You can try to reason with them about whatever it is that they’re screaming about, but at some point you’ll just have to let them continue. If you’re able to stave off a tantrum, the best time to get it under control is usually right from the beginning. Once a child is so wrapped up in whatever they’re after, you’re likely not going to be able to calm them enough. Distract your child with something else or help them work through it.
If you’re not at home when a tantrum happens, then you should feel free to let them have that tantrum where they’re at as long as it’s safe for them to do so, and not severely impacting others. If your child isn’t in the middle of the road, they’re not swinging around in an area with a bunch of other people, and you’re in an open space, then let them scream it out for as long as they’d like to continue on.
If you’re indoors at a store or airport, try to get them outdoors if you can - it’s not really great for everyone in the store having to deal with it if they don’t have to. If you can’t get outdoors, try to move to another room or area that is closed off from the rest of the place that you’re located.

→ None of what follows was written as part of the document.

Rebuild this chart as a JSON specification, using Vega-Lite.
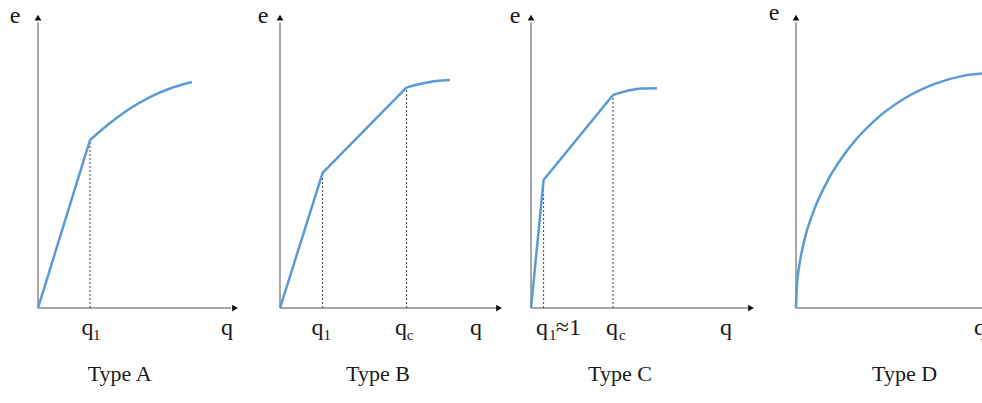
{
  "$schema": "https://vega.github.io/schema/vega-lite/v6.json",
  "padding": 0,
  "spacing": 0,
  "background": "white",
  "config": {"view": {"stroke": null}, "text": {"font": "Liberation Serif", "color": "#1a1a1a"}},
  "datasets": {
    "A": [
      {"kind": "axis", "q": 0, "e": 0, "q2": 0, "e2": 9.75},
      {"kind": "axis", "q": 0, "e": 0, "q2": 9.65, "e2": 0},
      {"kind": "arrow", "q": 0, "e": 9.91, "shape": "triangle-up"},
      {"kind": "arrow", "q": 9.85, "e": 0, "shape": "triangle-right"},
      {"kind": "dash", "q": 2.6, "e": 0, "q2": 2.6, "e2": 5.73},
      {"kind": "lin", "q": 0, "e": 0},
      {"kind": "lin", "q": 2.6, "e": 5.73},
      {"kind": "curve", "q": 2.6, "e": 5.73},
      {"kind": "curve", "q": 3.6, "e": 6.31},
      {"kind": "curve", "q": 4.6, "e": 6.81},
      {"kind": "curve", "q": 5.6, "e": 7.2},
      {"kind": "curve", "q": 6.6, "e": 7.49},
      {"kind": "curve", "q": 7.7, "e": 7.71},
      {"kind": "label", "q": -1.15, "e": 9.73, "text": "e"},
      {"kind": "label", "q": 9.45, "e": -0.92, "text": "q"},
      {"kind": "label", "q": 2.48, "e": -0.92, "text": "q"},
      {"kind": "sub", "q": 2.75, "e": -1.09, "text": "1"},
      {"kind": "title", "q": 4.08, "e": -2.49, "text": "Type A"}
    ],
    "B": [
      {"kind": "axis", "q": 0, "e": 0, "q2": 0, "e2": 9.75},
      {"kind": "axis", "q": 0, "e": 0, "q2": 10.8, "e2": 0},
      {"kind": "arrow", "q": 0, "e": 9.91, "shape": "triangle-up"},
      {"kind": "arrow", "q": 10.95, "e": 0, "shape": "triangle-right"},
      {"kind": "dash", "q": 2.13, "e": 0, "q2": 2.13, "e2": 4.61},
      {"kind": "dash", "q": 6.33, "e": 0, "q2": 6.33, "e2": 7.53},
      {"kind": "lin", "q": 0, "e": 0},
      {"kind": "lin", "q": 2.13, "e": 4.61},
      {"kind": "lin", "q": 6.33, "e": 7.53},
      {"kind": "curve", "q": 6.33, "e": 7.53},
      {"kind": "curve", "q": 7.17, "e": 7.67},
      {"kind": "curve", "q": 7.83, "e": 7.75},
      {"kind": "curve", "q": 8.5, "e": 7.78},
      {"kind": "label", "q": -0.85, "e": 9.73, "text": "e"},
      {"kind": "label", "q": 9.8, "e": -0.92, "text": "q"},
      {"kind": "label", "q": 1.88, "e": -0.92, "text": "q"},
      {"kind": "sub", "q": 2.18, "e": -1.09, "text": "1"},
      {"kind": "label", "q": 6.05, "e": -0.92, "text": "q"},
      {"kind": "sub", "q": 6.34, "e": -1.09, "text": "c"},
      {"kind": "title", "q": 4.9, "e": -2.49, "text": "Type B"}
    ],
    "C": [
      {"kind": "axis", "q": 0, "e": 0, "q2": 0, "e2": 9.75},
      {"kind": "axis", "q": 0, "e": 0, "q2": 10.85, "e2": 0},
      {"kind": "arrow", "q": 0, "e": 9.91, "shape": "triangle-up"},
      {"kind": "arrow", "q": 11.0, "e": 0, "shape": "triangle-right"},
      {"kind": "dash", "q": 0.63, "e": 0, "q2": 0.63, "e2": 4.37},
      {"kind": "dash", "q": 4.1, "e": 0, "q2": 4.1, "e2": 7.27},
      {"kind": "lin", "q": 0, "e": 0},
      {"kind": "lin", "q": 0.63, "e": 4.37},
      {"kind": "lin", "q": 4.1, "e": 7.27},
      {"kind": "curve", "q": 4.1, "e": 7.27},
      {"kind": "curve", "q": 4.88, "e": 7.42},
      {"kind": "curve", "q": 5.55, "e": 7.49},
      {"kind": "curve", "q": 6.3, "e": 7.5},
      {"kind": "label", "q": -0.8, "e": 9.73, "text": "e"},
      {"kind": "label", "q": 9.75, "e": -0.92, "text": "q"},
      {"kind": "label", "q": 0.55, "e": -0.92, "text": "q"},
      {"kind": "sub", "q": 0.9, "e": -1.09, "text": "1"},
      {"kind": "label", "q": 1.87, "e": -0.92, "text": "≈1"},
      {"kind": "label", "q": 4.05, "e": -0.92, "text": "q"},
      {"kind": "sub", "q": 4.4, "e": -1.09, "text": "c"},
      {"kind": "title", "q": 4.45, "e": -2.49, "text": "Type C"}
    ],
    "D": [
      {"kind": "axis", "q": 0, "e": 0, "q2": 0, "e2": 9.75},
      {"kind": "axis", "q": 0, "e": 0, "q2": 9.6, "e2": 0},
      {"kind": "arrow", "q": 0, "e": 9.91, "shape": "triangle-up"},
      {"kind": "curve", "q": 0, "e": 0},
      {"kind": "curve", "q": 0.05, "e": 0.81},
      {"kind": "curve", "q": 0.15, "e": 1.39},
      {"kind": "curve", "q": 0.4, "e": 2.26},
      {"kind": "curve", "q": 0.9, "e": 3.34},
      {"kind": "curve", "q": 1.65, "e": 4.43},
      {"kind": "curve", "q": 2.65, "e": 5.46},
      {"kind": "curve", "q": 3.9, "e": 6.38},
      {"kind": "curve", "q": 5.4, "e": 7.14},
      {"kind": "curve", "q": 6.9, "e": 7.64},
      {"kind": "curve", "q": 8.4, "e": 7.93},
      {"kind": "curve", "q": 9.65, "e": 8.02},
      {"kind": "label", "q": -1.1, "e": 9.83, "text": "e"},
      {"kind": "label", "q": 9.2, "e": -0.92, "text": "q"},
      {"kind": "title", "q": 5.43, "e": -2.49, "text": "Type D"}
    ]
  },
  "hconcat": [
    {
      "width": 250, "height": 403,
      "data": {"name": "A"},
      "encoding": {
        "x": {"field": "q", "type": "quantitative", "scale": {"domain": [-1.9, 10.6], "nice": false, "zero": false}, "axis": null},
        "y": {"field": "e", "type": "quantitative", "scale": {"domain": [-3.24, 10.51], "nice": false, "zero": false}, "axis": null}
      },
      "layer": [
        {"transform": [{"filter": "datum.kind == 'axis'"}], "mark": {"type": "rule", "color": "#8a8a8a", "strokeWidth": 1.5}, "encoding": {"x2": {"field": "q2"}, "y2": {"field": "e2"}}},
        {"transform": [{"filter": "datum.kind == 'dash'"}], "mark": {"type": "rule", "color": "#444444", "strokeWidth": 1, "strokeDash": [2, 2]}, "encoding": {"x2": {"field": "q2"}, "y2": {"field": "e2"}}},
        {"transform": [{"filter": "datum.kind == 'arrow'"}], "mark": {"type": "point", "filled": true, "color": "#111111", "size": 45, "opacity": 1}, "encoding": {"shape": {"field": "shape", "type": "nominal", "scale": null}}},
        {"transform": [{"filter": "datum.kind == 'lin'"}], "mark": {"type": "line", "color": "#5b9bd5", "strokeWidth": 2.5}},
        {"transform": [{"filter": "datum.kind == 'curve'"}], "mark": {"type": "line", "color": "#5b9bd5", "strokeWidth": 2.5, "interpolate": "monotone"}},
        {"transform": [{"filter": "datum.kind == 'label'"}], "mark": {"type": "text", "fontSize": 24, "align": "center", "baseline": "alphabetic"}, "encoding": {"text": {"field": "text"}}},
        {"transform": [{"filter": "datum.kind == 'sub'"}], "mark": {"type": "text", "fontSize": 15, "align": "left", "baseline": "alphabetic"}, "encoding": {"text": {"field": "text"}}},
        {"transform": [{"filter": "datum.kind == 'title'"}], "mark": {"type": "text", "fontSize": 22, "align": "center", "baseline": "alphabetic"}, "encoding": {"text": {"field": "text"}}}
      ]
    },
    {
      "width": 250, "height": 403,
      "data": {"name": "B"},
      "encoding": {
        "x": {"field": "q", "type": "quantitative", "scale": {"domain": [-1.5, 11.0], "nice": false, "zero": false}, "axis": null},
        "y": {"field": "e", "type": "quantitative", "scale": {"domain": [-3.24, 10.51], "nice": false, "zero": false}, "axis": null}
      },
      "layer": [
        {"transform": [{"filter": "datum.kind == 'axis'"}], "mark": {"type": "rule", "color": "#8a8a8a", "strokeWidth": 1.5}, "encoding": {"x2": {"field": "q2"}, "y2": {"field": "e2"}}},
        {"transform": [{"filter": "datum.kind == 'dash'"}], "mark": {"type": "rule", "color": "#444444", "strokeWidth": 1, "strokeDash": [2, 2]}, "encoding": {"x2": {"field": "q2"}, "y2": {"field": "e2"}}},
        {"transform": [{"filter": "datum.kind == 'arrow'"}], "mark": {"type": "point", "filled": true, "color": "#111111", "size": 45, "opacity": 1}, "encoding": {"shape": {"field": "shape", "type": "nominal", "scale": null}}},
        {"transform": [{"filter": "datum.kind == 'lin'"}], "mark": {"type": "line", "color": "#5b9bd5", "strokeWidth": 2.5}},
        {"transform": [{"filter": "datum.kind == 'curve'"}], "mark": {"type": "line", "color": "#5b9bd5", "strokeWidth": 2.5, "interpolate": "monotone"}},
        {"transform": [{"filter": "datum.kind == 'label'"}], "mark": {"type": "text", "fontSize": 24, "align": "center", "baseline": "alphabetic"}, "encoding": {"text": {"field": "text"}}},
        {"transform": [{"filter": "datum.kind == 'sub'"}], "mark": {"type": "text", "fontSize": 15, "align": "left", "baseline": "alphabetic"}, "encoding": {"text": {"field": "text"}}},
        {"transform": [{"filter": "datum.kind == 'title'"}], "mark": {"type": "text", "fontSize": 22, "align": "center", "baseline": "alphabetic"}, "encoding": {"text": {"field": "text"}}}
      ]
    },
    {
      "width": 250, "height": 403,
      "data": {"name": "C"},
      "encoding": {
        "x": {"field": "q", "type": "quantitative", "scale": {"domain": [-1.45, 11.05], "nice": false, "zero": false}, "axis": null},
        "y": {"field": "e", "type": "quantitative", "scale": {"domain": [-3.24, 10.51], "nice": false, "zero": false}, "axis": null}
      },
      "layer": [
        {"transform": [{"filter": "datum.kind == 'axis'"}], "mark": {"type": "rule", "color": "#8a8a8a", "strokeWidth": 1.5}, "encoding": {"x2": {"field": "q2"}, "y2": {"field": "e2"}}},
        {"transform": [{"filter": "datum.kind == 'dash'"}], "mark": {"type": "rule", "color": "#444444", "strokeWidth": 1, "strokeDash": [2, 2]}, "encoding": {"x2": {"field": "q2"}, "y2": {"field": "e2"}}},
        {"transform": [{"filter": "datum.kind == 'arrow'"}], "mark": {"type": "point", "filled": true, "color": "#111111", "size": 45, "opacity": 1}, "encoding": {"shape": {"field": "shape", "type": "nominal", "scale": null}}},
        {"transform": [{"filter": "datum.kind == 'lin'"}], "mark": {"type": "line", "color": "#5b9bd5", "strokeWidth": 2.5}},
        {"transform": [{"filter": "datum.kind == 'curve'"}], "mark": {"type": "line", "color": "#5b9bd5", "strokeWidth": 2.5, "interpolate": "monotone"}},
        {"transform": [{"filter": "datum.kind == 'label'"}], "mark": {"type": "text", "fontSize": 24, "align": "center", "baseline": "alphabetic"}, "encoding": {"text": {"field": "text"}}},
        {"transform": [{"filter": "datum.kind == 'sub'"}], "mark": {"type": "text", "fontSize": 15, "align": "left", "baseline": "alphabetic"}, "encoding": {"text": {"field": "text"}}},
        {"transform": [{"filter": "datum.kind == 'title'"}], "mark": {"type": "text", "fontSize": 22, "align": "center", "baseline": "alphabetic"}, "encoding": {"text": {"field": "text"}}}
      ]
    },
    {
      "width": 232, "height": 403,
      "data": {"name": "D"},
      "encoding": {
        "x": {"field": "q", "type": "quantitative", "scale": {"domain": [-2.1, 9.5], "nice": false, "zero": false}, "axis": null},
        "y": {"field": "e", "type": "quantitative", "scale": {"domain": [-3.24, 10.51], "nice": false, "zero": false}, "axis": null}
      },
      "layer": [
        {"transform": [{"filter": "datum.kind == 'axis'"}], "mark": {"type": "rule", "color": "#8a8a8a", "strokeWidth": 1.5}, "encoding": {"x2": {"field": "q2"}, "y2": {"field": "e2"}}},
        {"transform": [{"filter": "datum.kind == 'arrow'"}], "mark": {"type": "point", "filled": true, "color": "#111111", "size": 45, "opacity": 1}, "encoding": {"shape": {"field": "shape", "type": "nominal", "scale": null}}},
        {"transform": [{"filter": "datum.kind == 'curve'"}], "mark": {"type": "line", "color": "#5b9bd5", "strokeWidth": 2.5, "interpolate": "monotone"}},
        {"transform": [{"filter": "datum.kind == 'label'"}], "mark": {"type": "text", "fontSize": 24, "align": "center", "baseline": "alphabetic"}, "encoding": {"text": {"field": "text"}}},
        {"transform": [{"filter": "datum.kind == 'title'"}], "mark": {"type": "text", "fontSize": 22, "align": "center", "baseline": "alphabetic"}, "encoding": {"text": {"field": "text"}}}
      ]
    }
  ]
}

Ideally your child will calm down, but if not then moving to an area that will affect others in the least way possible is the next best option.
As a parent, it’s certainly embarrassing to have to deal with a child who is screaming like a wild child. However, anyone else who has ever been a parent will understand what you’re going through. Trying to hide your child away or carry them around while they’re screaming also isn’t ideal. Letting them scream it out is totally acceptable, even if you are embarrassed. It will be over in a few minutes (hopefully).
Tantrums happen. Let your child scream it out, and let them get over it. As long as your child is safe and not hurting others, then their tantrum will be completed soon enough.